▶ _Task goal_:
Retype nothing except the lines below from the one with "Clone this chart in matplotlib." through the one with "nitrate = [1.1, 1.4, 0.9, 1.0, 2.1, 2.4, 1.3]", exactly, with images left out.

▶ _Recorded data_:
_____
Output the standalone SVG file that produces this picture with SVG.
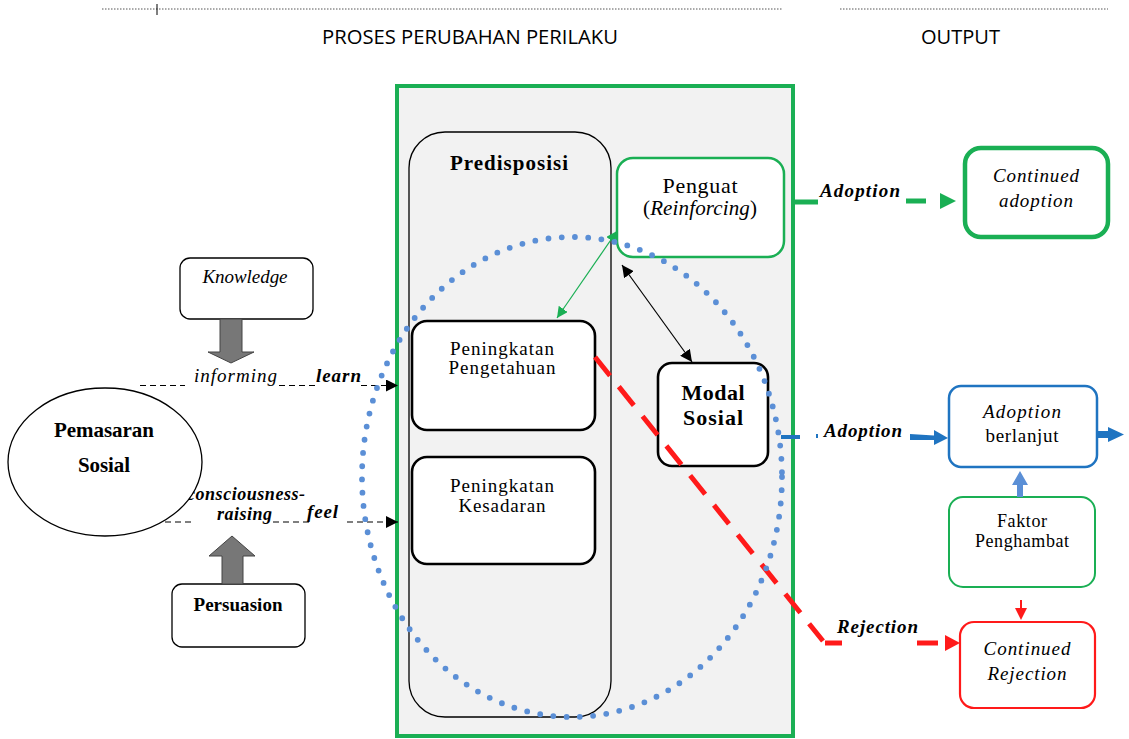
_____
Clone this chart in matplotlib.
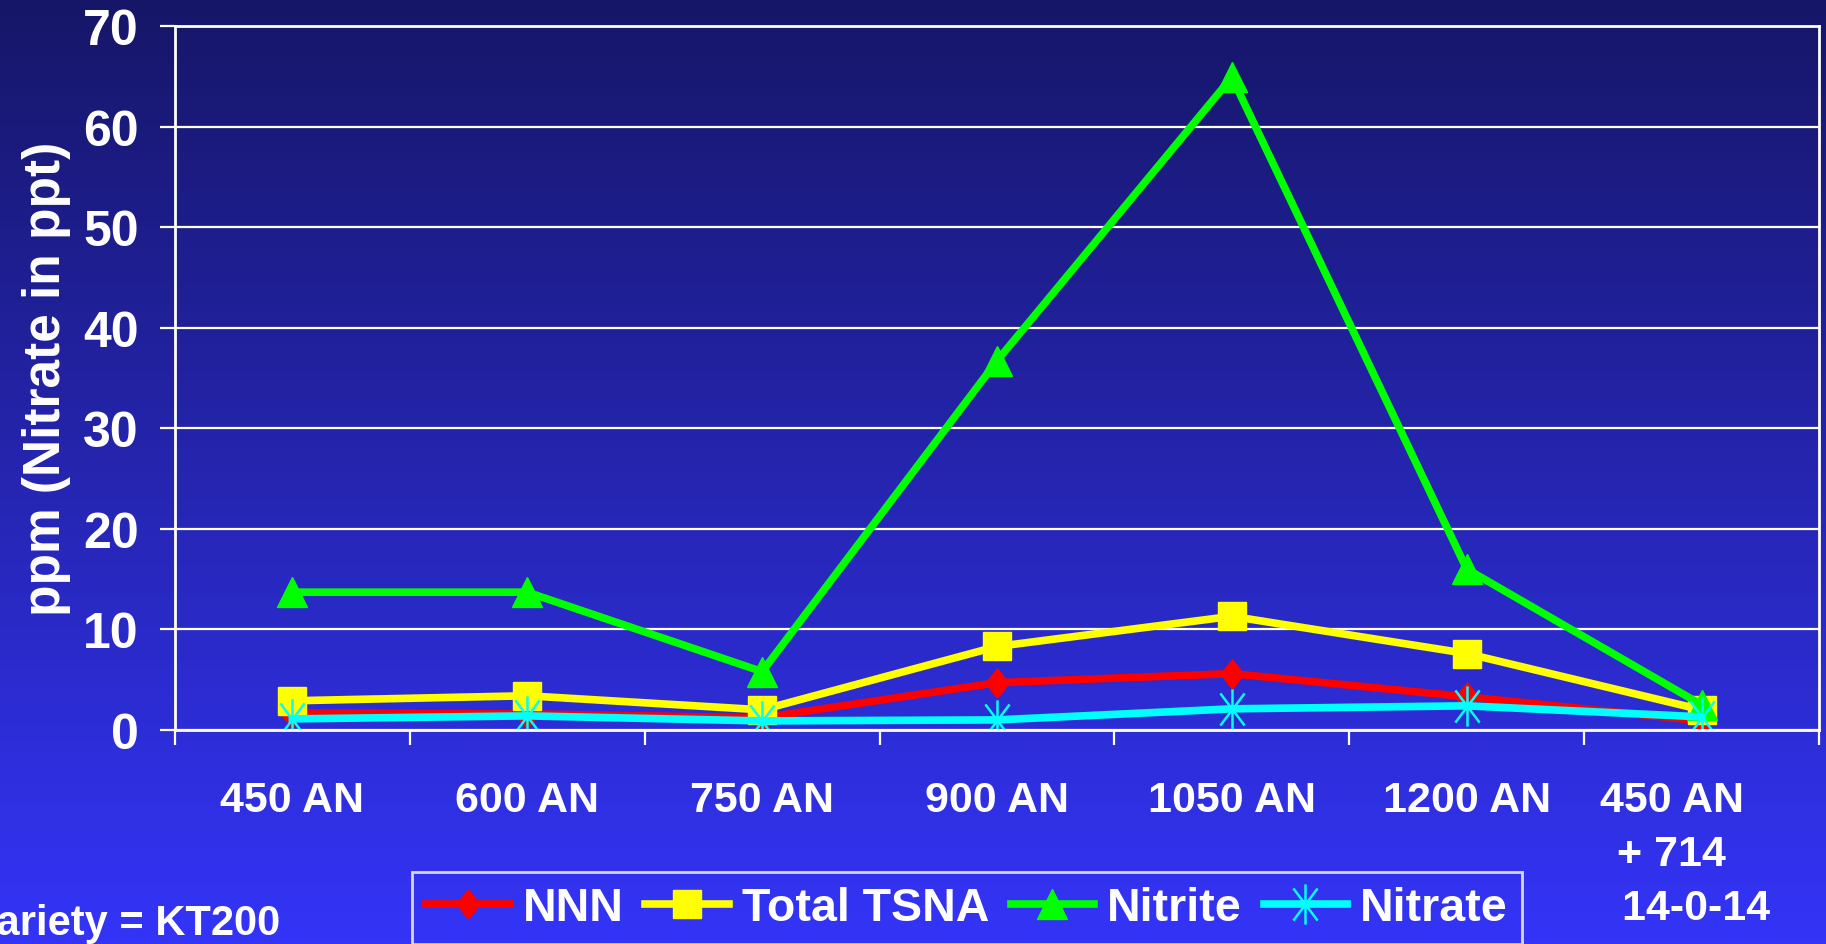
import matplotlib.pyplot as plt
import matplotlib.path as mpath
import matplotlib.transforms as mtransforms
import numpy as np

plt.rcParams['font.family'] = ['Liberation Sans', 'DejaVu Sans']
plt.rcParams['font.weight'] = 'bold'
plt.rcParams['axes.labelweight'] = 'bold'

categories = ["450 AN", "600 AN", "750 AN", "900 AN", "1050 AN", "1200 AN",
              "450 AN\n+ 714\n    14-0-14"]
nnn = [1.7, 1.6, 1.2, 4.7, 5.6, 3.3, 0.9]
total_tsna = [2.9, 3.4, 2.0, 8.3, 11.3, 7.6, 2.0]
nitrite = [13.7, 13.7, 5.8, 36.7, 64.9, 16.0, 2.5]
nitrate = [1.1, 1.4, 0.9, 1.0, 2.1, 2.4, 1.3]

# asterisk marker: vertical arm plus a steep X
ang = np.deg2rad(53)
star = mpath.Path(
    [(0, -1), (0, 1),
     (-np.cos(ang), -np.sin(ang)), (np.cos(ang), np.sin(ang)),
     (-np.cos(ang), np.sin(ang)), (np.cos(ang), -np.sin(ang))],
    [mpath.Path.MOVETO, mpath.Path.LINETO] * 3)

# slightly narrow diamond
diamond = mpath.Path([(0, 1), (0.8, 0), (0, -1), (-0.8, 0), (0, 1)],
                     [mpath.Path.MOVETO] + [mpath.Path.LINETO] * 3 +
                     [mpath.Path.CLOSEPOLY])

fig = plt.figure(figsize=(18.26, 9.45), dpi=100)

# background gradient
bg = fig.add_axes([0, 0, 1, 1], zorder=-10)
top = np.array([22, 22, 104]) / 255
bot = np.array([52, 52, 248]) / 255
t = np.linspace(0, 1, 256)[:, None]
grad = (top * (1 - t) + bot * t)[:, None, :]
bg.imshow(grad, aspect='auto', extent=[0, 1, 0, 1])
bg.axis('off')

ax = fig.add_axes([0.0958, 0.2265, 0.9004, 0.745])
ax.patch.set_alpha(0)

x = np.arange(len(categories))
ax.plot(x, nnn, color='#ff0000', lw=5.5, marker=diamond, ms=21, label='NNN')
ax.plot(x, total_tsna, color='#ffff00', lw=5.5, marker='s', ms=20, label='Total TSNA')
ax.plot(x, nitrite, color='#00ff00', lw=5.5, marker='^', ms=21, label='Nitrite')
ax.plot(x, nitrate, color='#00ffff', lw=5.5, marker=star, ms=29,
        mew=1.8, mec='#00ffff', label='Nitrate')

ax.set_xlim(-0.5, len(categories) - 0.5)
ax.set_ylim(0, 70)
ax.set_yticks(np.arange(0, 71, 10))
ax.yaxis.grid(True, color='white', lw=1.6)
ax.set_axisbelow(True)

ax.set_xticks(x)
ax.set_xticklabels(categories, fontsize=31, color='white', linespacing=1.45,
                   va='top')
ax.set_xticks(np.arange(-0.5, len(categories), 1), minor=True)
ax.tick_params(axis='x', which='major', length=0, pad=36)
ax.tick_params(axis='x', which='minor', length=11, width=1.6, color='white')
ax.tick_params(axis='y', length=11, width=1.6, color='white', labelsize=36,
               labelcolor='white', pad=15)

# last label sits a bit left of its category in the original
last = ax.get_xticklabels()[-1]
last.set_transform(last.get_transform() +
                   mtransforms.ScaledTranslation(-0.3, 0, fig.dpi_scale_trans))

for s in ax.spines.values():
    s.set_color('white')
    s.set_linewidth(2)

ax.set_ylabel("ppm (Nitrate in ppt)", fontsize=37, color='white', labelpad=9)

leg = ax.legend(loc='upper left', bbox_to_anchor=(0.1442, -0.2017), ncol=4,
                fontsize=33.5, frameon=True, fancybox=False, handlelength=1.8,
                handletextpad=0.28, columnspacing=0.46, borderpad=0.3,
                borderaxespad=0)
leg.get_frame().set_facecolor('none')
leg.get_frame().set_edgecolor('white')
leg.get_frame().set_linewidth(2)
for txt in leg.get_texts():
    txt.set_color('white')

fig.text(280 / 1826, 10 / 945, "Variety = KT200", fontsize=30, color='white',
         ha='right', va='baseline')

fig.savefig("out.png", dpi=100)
_____
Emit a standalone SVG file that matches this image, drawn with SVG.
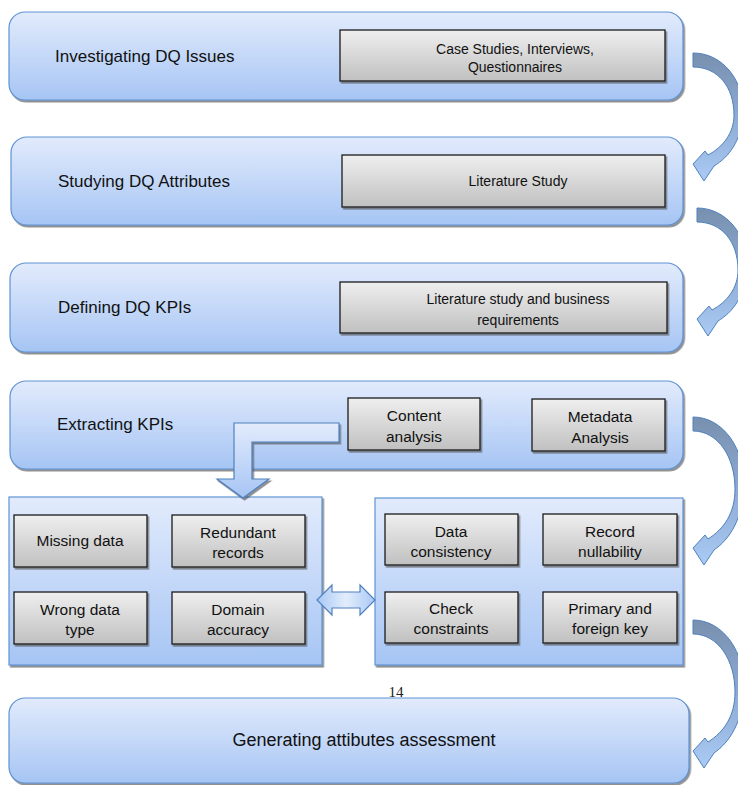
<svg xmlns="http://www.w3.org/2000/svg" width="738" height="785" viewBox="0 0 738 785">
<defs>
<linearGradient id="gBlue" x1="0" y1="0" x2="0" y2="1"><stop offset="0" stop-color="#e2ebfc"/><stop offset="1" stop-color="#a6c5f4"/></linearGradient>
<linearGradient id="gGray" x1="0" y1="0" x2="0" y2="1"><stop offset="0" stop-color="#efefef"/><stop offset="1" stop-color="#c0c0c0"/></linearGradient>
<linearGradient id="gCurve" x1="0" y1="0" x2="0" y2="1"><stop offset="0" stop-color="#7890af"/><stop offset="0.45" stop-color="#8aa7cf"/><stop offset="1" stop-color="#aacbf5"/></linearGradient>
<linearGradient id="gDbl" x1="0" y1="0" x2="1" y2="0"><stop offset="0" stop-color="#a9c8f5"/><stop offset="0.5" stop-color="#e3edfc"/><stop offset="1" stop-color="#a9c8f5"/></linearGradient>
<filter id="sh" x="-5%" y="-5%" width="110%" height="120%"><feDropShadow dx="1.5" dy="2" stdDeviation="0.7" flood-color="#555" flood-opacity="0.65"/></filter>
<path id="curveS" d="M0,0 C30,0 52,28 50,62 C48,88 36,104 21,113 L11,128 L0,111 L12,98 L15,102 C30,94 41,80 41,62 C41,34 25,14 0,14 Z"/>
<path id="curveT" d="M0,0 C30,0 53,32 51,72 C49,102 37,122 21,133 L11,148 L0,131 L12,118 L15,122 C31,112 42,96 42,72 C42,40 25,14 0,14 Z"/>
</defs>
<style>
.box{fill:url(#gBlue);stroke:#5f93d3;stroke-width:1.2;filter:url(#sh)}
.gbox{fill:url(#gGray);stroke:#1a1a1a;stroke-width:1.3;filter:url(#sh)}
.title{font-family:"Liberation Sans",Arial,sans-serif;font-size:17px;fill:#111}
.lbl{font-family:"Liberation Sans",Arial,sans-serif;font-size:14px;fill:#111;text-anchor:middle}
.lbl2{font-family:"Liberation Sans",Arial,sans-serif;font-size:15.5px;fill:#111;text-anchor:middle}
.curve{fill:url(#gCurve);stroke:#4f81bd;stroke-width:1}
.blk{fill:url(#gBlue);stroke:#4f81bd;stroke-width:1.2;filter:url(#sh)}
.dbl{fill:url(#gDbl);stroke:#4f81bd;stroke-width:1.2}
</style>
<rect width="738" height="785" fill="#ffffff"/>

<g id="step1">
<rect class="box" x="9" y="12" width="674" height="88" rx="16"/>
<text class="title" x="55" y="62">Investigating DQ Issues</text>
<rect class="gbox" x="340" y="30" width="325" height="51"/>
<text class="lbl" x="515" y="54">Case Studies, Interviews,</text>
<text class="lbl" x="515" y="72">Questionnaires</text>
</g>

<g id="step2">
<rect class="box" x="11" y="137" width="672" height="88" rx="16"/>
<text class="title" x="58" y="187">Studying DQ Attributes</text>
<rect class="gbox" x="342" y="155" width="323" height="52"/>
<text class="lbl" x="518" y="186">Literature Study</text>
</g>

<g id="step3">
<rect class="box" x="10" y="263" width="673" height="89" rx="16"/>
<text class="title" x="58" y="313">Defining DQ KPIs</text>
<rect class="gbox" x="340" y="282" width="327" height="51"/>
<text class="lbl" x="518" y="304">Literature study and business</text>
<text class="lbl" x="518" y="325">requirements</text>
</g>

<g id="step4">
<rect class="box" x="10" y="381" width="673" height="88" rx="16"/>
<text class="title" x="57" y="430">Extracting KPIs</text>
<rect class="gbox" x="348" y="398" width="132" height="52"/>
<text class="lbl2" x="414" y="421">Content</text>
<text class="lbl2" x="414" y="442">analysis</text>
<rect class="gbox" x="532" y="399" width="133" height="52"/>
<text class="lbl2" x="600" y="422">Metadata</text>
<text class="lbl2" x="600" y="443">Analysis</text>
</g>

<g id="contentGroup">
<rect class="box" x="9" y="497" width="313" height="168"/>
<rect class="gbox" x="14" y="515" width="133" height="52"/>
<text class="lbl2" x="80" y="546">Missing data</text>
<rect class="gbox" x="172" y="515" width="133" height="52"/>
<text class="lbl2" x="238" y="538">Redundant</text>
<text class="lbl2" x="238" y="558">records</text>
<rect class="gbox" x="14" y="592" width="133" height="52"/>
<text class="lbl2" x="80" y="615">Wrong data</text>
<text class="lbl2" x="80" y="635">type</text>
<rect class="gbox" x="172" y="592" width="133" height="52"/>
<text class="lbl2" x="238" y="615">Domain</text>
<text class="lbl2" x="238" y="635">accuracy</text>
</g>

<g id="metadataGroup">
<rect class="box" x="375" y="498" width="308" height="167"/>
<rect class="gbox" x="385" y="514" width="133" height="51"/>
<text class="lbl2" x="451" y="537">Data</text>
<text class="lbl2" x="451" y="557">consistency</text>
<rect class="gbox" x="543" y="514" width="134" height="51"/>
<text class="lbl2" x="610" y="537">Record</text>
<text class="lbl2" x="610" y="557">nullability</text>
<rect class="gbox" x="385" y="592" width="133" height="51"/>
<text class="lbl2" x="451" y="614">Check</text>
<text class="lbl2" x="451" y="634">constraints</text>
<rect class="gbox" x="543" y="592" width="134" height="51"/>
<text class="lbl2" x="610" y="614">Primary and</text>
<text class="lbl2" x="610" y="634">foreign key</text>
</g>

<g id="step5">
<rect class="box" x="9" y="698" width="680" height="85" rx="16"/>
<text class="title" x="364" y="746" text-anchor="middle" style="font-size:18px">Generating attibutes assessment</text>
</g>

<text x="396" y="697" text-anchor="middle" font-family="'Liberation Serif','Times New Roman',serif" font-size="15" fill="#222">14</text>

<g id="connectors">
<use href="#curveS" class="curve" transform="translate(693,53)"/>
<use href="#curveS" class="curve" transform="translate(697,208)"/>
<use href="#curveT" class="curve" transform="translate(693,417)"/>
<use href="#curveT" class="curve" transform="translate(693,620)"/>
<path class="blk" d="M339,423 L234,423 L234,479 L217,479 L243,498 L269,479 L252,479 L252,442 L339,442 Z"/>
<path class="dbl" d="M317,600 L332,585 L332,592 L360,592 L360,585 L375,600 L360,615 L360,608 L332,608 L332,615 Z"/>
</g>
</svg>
_____
▶ _Final result_:
Clone this chart in matplotlib.
import matplotlib.pyplot as plt
import matplotlib.path as mpath
import matplotlib.transforms as mtransforms
import numpy as np

plt.rcParams['font.family'] = ['Liberation Sans', 'DejaVu Sans']
plt.rcParams['font.weight'] = 'bold'
plt.rcParams['axes.labelweight'] = 'bold'

categories = ["450 AN", "600 AN", "750 AN", "900 AN", "1050 AN", "1200 AN",
              "450 AN\n+ 714\n    14-0-14"]
nnn = [1.7, 1.6, 1.2, 4.7, 5.6, 3.3, 0.9]
total_tsna = [2.9, 3.4, 2.0, 8.3, 11.3, 7.6, 2.0]
nitrite = [13.7, 13.7, 5.8, 36.7, 64.9, 16.0, 2.5]
nitrate = [1.1, 1.4, 0.9, 1.0, 2.1, 2.4, 1.3]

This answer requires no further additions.